Mais qu’en est-il du point de départ de la prescription en matière salariale lorsque le salarié prend acte de la rupture de son contrat ? Tel était précisément le cas dans l’affaire ayant donné lieu à l’arrêt du 14 décembre 2022, rendu par la Chambre sociale de la Cour de cassation (Soc. 14 décembre 2022, n°21-16.623).
En l’espèce, un salarié avait été engagé en qualité de coursier sous contrat à temps partiel. L’intéressé a pris acte de la rupture de son contrat avant de saisir la juridiction prud’homale de diverses demandes au titre de l’exécution et de la rupture de son contrat de travail, et en particulier la requalification de son contrat en temps complet.
Les juges du fond le déboutèrent de sa demande, invoquant le fait que sa demande de requalification de son contrat de travail temps partiel en contrat de travail à temps complet était prescrite.
La Chambre sociale de la Cour de cassation, saisie d’un pourvoi formé par le salarié, va, au visa des articles L.3242-1 et L.3245-1 du Code du travail, casser l’arrêt d’appel.
Une prescription en matière salariale conditionnée par la nature de la créance invoquée
Le régime de prescription en matière salariale fixe désormais la durée de la prescription selon la nature de la créance invoquée. Ainsi, l’article L.3245-1 dispose que l’action en paiement ou en répétition du salaire se prescrit par trois ans à compter du jour où celui qui l’exerce a connu ou aurait dû connaitre les faire lui permettant de l’exercer.
La demande peut alors porter sur les sommes dues au titre des trois dernières années à compter de ce jour ou, lorsque le contrat de travail est rompu, sur les sommes dues au titre des trois années précédant la rupture du contrat.
La Chambre sociale en déduit que la demande de rappel de salaire fondée sur la requalification d’un contrat de travail à temps partiel en contrat à temps complet est soumise à la prescription triennale de l’article L.3245-1 du Code du travail.

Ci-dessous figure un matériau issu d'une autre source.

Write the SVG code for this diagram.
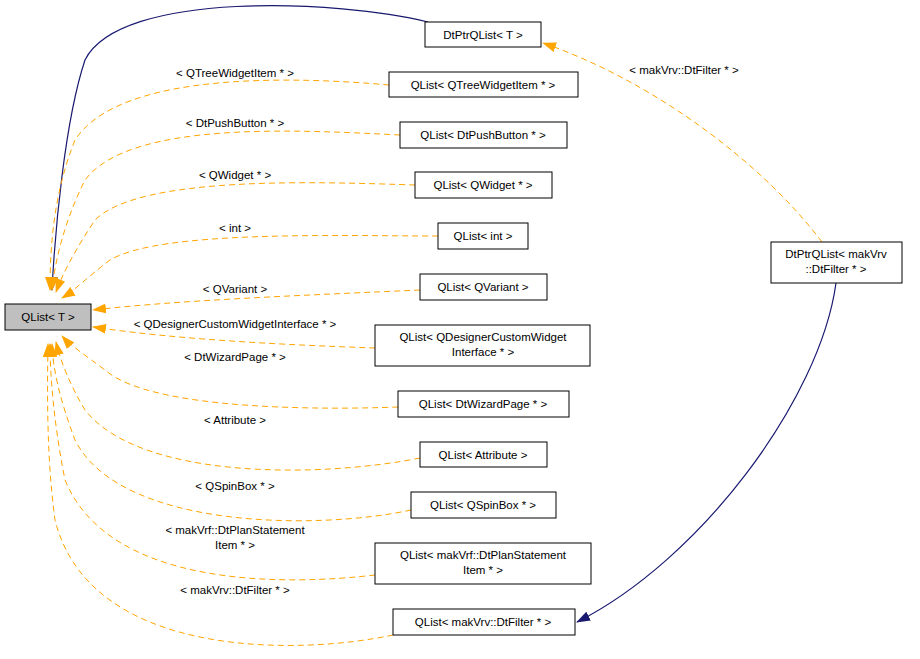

Un point de départ reprécisé en cas de rupture du contrat de travail
L’identification de la durée de la prescription en matière salariale n’est que peu utile si son point de départ n’est pas lui aussi identifié. Ainsi, la Haute juridiction, dans l’arrêt du 14 décembre 2022, va procéder à une interprétation combinée des articles L.3242-1 et L.3245-1 du Code du travail, pour affirmer que le délai de prescription en matière salariale court à compter de la date à laquelle la créance salariale est devenue exigible.
Les hauts magistrats vont rajouter que « pour les salariés payés au mois, la date d’exigibilité du salaire correspond à la date habituelle du paiement des salaires en vigueur dans l’entreprise et concerne l’intégralité du salaire afférent au mois considéré », après avoir rappelé que la demande peut porter sur les sommes dues au titre des trois dernières années à compter du jour de connaissance des faits, ou, lorsque le contrat de travail est rompu, sur les sommes dues au titre des trois années précédant la rupture du contrat.
Or, les juges du fond avaient ici considéré comme prescrite l’action en requalification pour la période antérieure au 13 juillet 2014, dans la mesure où le salarié avait saisi la juridiction prud’homale le 13 juillet 2017 d’une demande de requalification de son contrat de travail à temps partiel en contrat à temps complet et que le contrat de travail avait été rompu par la prise d’acte de la rupture le 11 mai 2017.
Erreur de raisonnement pour la chambre sociale, qui constate que le salarié bien qu’ayant saisi la juridiction prud’homale le 13 juillet 2017, sollicitait un rappel de salaire pour la période de mai 2014 à mai 2017, soit au titre des trois années précédant la rupture du contrat, de sorte que la demande de rappel de salaire pouvait porter sur l’intégralité de cette période.
La solution livrée par la chambre sociale apporte ainsi une utile précision quant à l’interprétation à donner au point de départ défini à l’article L.3245-1.
Il est loisible au salarié de formuler une demande de rappel de salaire sur les créances des trois années précédant la rupture du contrat.
Cette solution se relèvera plus favorable au salarié introduisant une demande en justice postérieurement à la rupture de son contrat de travail et lui permet, s’il tarde à saisir les juridictions après la rupture de son contrat, de ne pas se trouver pénalisé par une extinction de ses droits en matière de rappel de salaire.